-- Start --
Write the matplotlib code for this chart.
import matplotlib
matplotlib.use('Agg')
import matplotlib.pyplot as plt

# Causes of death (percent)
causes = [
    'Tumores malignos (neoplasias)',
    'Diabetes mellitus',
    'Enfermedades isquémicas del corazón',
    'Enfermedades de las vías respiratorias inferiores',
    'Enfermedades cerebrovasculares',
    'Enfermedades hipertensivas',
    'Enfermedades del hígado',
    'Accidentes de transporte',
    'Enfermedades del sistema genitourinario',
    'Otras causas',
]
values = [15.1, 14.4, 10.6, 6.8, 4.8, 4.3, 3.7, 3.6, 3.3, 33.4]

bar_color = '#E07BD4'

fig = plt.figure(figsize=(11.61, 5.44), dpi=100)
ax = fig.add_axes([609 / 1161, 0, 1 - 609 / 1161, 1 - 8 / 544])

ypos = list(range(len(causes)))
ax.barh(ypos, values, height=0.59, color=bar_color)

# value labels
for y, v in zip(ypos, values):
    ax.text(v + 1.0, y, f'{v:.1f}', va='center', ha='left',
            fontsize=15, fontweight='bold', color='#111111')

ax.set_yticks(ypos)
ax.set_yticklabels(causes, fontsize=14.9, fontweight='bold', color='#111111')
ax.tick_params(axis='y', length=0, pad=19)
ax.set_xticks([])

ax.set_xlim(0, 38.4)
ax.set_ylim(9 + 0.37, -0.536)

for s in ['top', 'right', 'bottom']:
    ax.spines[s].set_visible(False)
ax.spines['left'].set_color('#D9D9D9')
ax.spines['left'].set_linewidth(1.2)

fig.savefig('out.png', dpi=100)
-- End --
-- Start --
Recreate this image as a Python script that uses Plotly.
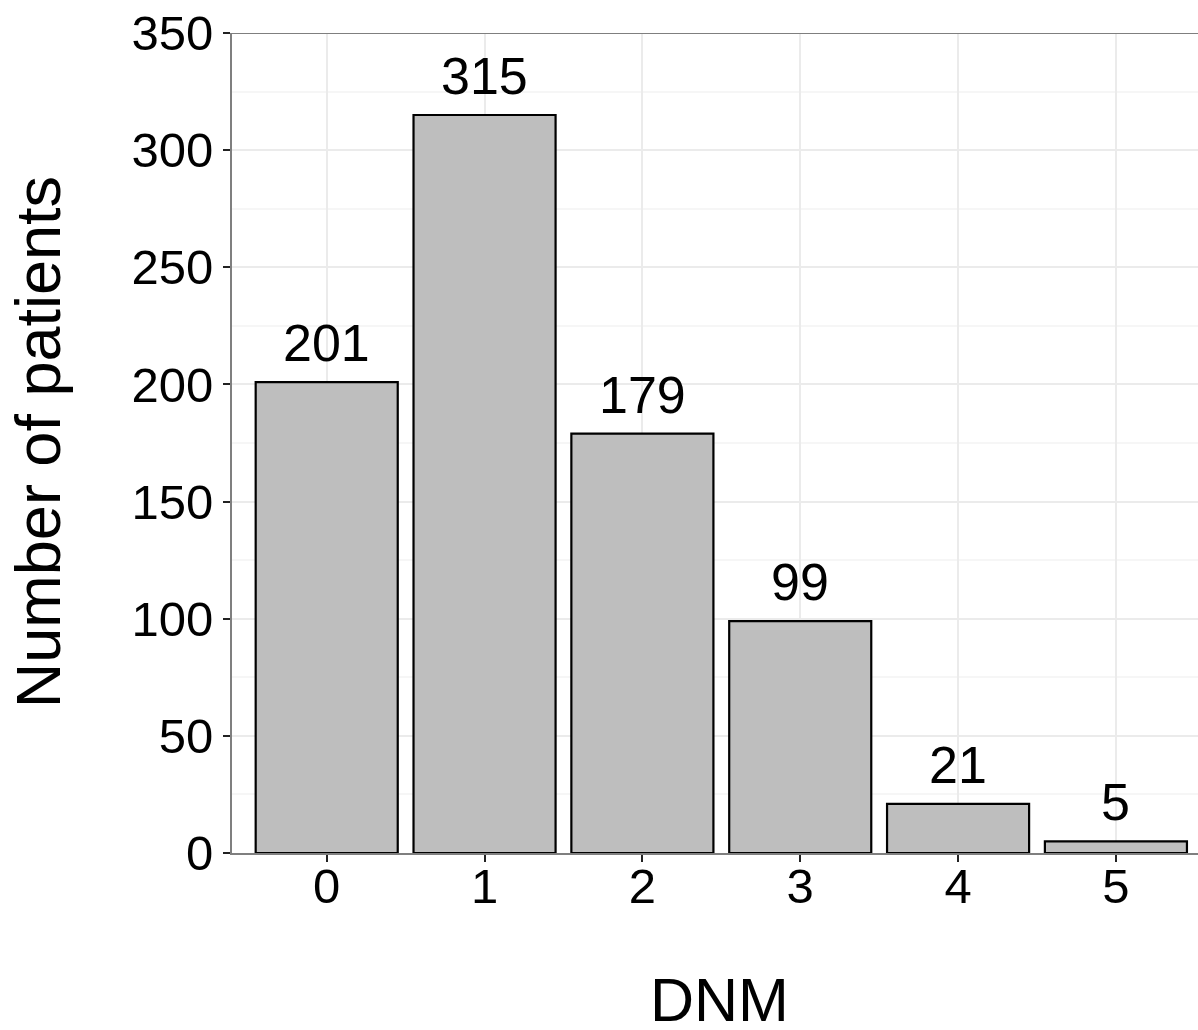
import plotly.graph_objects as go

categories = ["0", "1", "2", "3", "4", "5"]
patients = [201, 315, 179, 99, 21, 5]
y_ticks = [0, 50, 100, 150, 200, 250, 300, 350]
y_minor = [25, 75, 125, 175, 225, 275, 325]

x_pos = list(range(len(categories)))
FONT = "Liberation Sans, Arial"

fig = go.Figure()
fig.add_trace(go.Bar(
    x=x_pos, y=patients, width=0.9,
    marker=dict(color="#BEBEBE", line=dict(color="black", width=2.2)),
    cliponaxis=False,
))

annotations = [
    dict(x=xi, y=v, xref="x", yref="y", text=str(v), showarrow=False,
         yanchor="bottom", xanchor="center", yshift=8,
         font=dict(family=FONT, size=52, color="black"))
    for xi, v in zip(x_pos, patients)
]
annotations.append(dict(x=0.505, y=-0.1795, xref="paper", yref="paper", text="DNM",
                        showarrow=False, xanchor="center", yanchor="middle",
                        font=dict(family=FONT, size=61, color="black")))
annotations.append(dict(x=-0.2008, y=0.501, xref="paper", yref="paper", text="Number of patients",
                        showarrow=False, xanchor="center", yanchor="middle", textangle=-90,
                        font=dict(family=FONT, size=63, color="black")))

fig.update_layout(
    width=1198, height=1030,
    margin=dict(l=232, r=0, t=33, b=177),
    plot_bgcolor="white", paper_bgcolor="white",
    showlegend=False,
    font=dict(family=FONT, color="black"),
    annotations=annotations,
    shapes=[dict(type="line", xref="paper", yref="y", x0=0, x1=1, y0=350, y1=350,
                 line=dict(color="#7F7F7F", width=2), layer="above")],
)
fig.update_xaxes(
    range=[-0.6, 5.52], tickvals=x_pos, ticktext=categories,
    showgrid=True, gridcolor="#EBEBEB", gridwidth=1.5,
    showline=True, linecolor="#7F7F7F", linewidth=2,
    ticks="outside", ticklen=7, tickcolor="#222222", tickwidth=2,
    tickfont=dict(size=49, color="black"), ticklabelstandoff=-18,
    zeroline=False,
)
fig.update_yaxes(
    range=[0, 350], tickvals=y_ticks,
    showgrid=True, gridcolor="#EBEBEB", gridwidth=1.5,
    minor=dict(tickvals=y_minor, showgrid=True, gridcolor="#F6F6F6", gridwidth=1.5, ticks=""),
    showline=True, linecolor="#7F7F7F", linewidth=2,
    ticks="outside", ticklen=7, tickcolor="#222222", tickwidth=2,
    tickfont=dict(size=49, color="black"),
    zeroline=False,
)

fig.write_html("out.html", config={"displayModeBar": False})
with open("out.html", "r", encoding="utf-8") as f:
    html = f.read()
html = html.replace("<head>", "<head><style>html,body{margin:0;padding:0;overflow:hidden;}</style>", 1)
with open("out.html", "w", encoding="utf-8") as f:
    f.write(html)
-- End --
Print exactly the lines from the line with "Write the matplotlib code for this chart." to the line with "ax.barh(ypos, values, height=0.59, color=bar_color)", both included, and nothing else.

## OUTPUT BELOW
Write the matplotlib code for this chart.
import matplotlib
matplotlib.use('Agg')
import matplotlib.pyplot as plt

# Causes of death (percent)
causes = [
    'Tumores malignos (neoplasias)',
    'Diabetes mellitus',
    'Enfermedades isquémicas del corazón',
    'Enfermedades de las vías respiratorias inferiores',
    'Enfermedades cerebrovasculares',
    'Enfermedades hipertensivas',
    'Enfermedades del hígado',
    'Accidentes de transporte',
    'Enfermedades del sistema genitourinario',
    'Otras causas',
]
values = [15.1, 14.4, 10.6, 6.8, 4.8, 4.3, 3.7, 3.6, 3.3, 33.4]

bar_color = '#E07BD4'

fig = plt.figure(figsize=(11.61, 5.44), dpi=100)
ax = fig.add_axes([609 / 1161, 0, 1 - 609 / 1161, 1 - 8 / 544])

ypos = list(range(len(causes)))
ax.barh(ypos, values, height=0.59, color=bar_color)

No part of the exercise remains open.